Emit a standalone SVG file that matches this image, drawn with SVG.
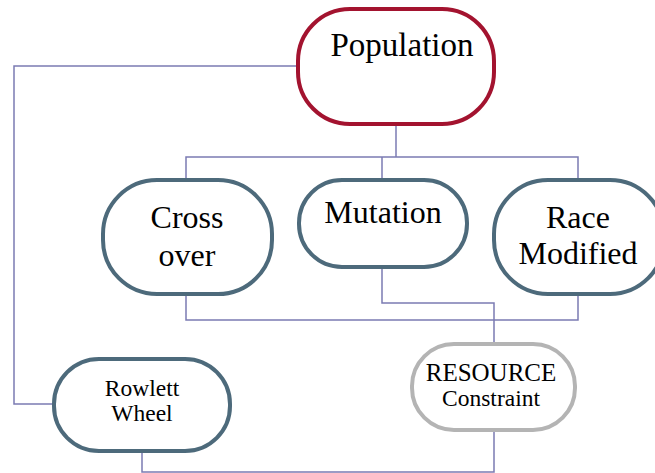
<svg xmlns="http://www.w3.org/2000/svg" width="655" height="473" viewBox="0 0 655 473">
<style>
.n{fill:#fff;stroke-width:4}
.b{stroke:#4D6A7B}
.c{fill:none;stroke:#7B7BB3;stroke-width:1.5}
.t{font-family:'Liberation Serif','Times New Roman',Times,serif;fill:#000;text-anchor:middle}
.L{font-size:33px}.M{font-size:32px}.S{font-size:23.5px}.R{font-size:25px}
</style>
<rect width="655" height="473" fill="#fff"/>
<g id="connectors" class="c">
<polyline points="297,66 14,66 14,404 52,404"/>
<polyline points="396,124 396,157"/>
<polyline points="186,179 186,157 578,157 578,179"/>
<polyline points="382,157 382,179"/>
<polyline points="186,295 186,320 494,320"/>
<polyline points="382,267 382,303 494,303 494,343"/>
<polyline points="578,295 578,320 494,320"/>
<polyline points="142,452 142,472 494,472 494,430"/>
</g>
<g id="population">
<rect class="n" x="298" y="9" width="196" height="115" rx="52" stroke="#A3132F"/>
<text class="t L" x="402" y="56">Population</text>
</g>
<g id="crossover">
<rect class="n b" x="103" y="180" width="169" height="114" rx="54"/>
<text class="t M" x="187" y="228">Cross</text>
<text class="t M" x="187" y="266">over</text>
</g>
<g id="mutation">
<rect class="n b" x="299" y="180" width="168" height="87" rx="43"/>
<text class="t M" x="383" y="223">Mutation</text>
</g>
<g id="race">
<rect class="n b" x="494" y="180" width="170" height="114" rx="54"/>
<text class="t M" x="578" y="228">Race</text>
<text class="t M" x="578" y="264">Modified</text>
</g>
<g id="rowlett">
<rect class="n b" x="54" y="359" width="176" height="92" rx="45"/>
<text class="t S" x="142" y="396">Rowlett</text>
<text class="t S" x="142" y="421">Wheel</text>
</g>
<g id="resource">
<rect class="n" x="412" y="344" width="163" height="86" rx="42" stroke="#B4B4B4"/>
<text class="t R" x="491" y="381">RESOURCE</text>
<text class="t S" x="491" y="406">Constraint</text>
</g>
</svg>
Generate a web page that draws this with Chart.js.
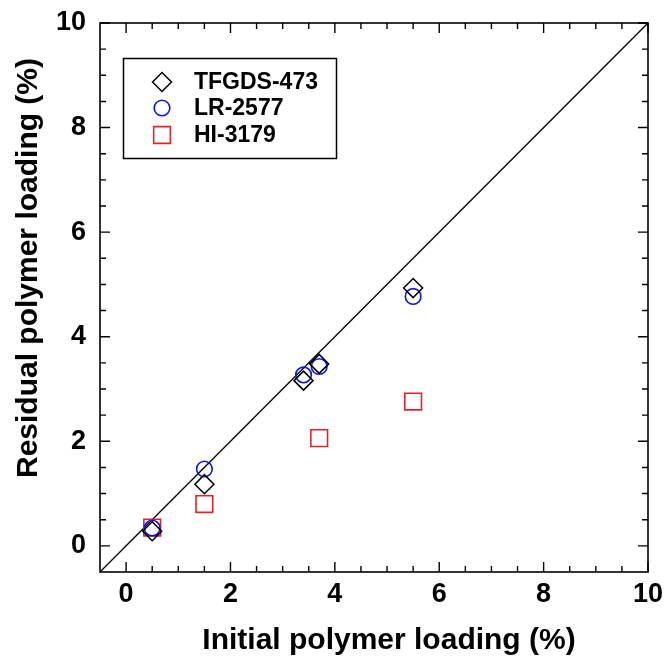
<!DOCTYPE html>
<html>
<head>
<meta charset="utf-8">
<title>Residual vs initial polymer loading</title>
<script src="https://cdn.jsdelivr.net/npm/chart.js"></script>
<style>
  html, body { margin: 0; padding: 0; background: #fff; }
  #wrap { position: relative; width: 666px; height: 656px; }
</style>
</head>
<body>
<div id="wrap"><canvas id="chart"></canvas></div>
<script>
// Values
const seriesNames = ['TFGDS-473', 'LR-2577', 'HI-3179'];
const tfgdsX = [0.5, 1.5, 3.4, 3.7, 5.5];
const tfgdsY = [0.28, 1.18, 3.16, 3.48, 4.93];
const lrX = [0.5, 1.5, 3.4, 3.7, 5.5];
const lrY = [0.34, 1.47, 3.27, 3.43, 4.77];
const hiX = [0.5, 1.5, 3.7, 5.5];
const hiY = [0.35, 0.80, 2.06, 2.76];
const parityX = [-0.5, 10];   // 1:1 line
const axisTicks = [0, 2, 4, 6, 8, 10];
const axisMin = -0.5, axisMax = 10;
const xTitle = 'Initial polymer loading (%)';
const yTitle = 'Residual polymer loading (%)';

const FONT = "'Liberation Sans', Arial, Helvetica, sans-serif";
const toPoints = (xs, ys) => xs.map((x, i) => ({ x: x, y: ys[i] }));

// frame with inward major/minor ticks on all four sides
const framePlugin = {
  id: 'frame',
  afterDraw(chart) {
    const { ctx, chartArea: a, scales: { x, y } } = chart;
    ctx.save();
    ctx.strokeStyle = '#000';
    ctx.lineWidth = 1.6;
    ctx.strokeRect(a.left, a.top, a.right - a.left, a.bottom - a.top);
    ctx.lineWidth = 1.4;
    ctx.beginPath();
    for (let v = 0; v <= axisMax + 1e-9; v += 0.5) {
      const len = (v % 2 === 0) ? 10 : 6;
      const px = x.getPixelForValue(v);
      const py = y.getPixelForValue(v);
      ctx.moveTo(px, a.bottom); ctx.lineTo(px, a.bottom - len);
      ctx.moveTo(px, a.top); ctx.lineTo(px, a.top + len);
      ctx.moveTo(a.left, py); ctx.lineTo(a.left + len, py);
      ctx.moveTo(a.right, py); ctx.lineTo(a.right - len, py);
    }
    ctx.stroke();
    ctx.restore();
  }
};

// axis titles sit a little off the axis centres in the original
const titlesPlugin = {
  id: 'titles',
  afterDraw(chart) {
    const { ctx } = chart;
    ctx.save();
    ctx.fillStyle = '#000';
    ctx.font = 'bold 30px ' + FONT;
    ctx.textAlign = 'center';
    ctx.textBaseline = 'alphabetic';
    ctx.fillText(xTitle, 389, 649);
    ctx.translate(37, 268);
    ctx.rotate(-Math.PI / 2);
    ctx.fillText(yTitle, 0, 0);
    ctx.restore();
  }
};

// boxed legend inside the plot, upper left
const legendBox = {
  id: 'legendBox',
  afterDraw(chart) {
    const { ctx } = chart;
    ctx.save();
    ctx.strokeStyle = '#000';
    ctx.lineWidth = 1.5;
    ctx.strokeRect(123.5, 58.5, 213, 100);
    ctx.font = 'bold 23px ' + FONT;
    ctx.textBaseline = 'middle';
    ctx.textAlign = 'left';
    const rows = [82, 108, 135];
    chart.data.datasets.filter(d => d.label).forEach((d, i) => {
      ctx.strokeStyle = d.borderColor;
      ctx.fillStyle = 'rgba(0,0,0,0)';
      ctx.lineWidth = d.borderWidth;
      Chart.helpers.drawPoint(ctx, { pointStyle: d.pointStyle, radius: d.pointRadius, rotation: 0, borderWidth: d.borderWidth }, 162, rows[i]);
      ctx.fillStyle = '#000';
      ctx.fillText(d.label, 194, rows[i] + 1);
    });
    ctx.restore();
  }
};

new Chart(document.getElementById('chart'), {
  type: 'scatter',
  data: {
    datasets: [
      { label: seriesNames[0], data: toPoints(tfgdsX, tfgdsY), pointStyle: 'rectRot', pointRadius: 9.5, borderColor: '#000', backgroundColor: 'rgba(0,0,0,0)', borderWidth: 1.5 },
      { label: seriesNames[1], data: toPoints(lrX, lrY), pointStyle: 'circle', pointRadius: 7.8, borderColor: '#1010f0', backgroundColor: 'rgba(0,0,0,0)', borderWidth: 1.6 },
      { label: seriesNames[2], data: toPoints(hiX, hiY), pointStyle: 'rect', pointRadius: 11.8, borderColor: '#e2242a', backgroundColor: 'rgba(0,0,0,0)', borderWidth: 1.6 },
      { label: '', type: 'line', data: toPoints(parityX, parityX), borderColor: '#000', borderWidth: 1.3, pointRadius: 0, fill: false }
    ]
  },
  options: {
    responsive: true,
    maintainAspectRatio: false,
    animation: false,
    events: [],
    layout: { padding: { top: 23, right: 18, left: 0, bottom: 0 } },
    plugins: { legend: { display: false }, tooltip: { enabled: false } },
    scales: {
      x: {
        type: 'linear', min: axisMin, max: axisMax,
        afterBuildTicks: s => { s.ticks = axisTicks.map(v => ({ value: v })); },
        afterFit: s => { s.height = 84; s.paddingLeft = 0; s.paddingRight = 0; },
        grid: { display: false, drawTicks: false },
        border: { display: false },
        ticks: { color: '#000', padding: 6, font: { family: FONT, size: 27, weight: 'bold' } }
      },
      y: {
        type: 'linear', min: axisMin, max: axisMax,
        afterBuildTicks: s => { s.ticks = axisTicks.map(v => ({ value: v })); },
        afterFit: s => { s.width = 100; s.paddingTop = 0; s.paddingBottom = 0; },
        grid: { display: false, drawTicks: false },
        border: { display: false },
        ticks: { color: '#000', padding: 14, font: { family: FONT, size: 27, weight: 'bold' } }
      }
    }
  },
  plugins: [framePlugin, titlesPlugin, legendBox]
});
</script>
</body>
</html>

===

Required task: Wherever the word "this" occurs in a line of the listing, copy that line.

Reply to the task:
Emit a standalone SVG file that matches this image, drawn with SVG.
Generate a web page that draws this with Chart.js.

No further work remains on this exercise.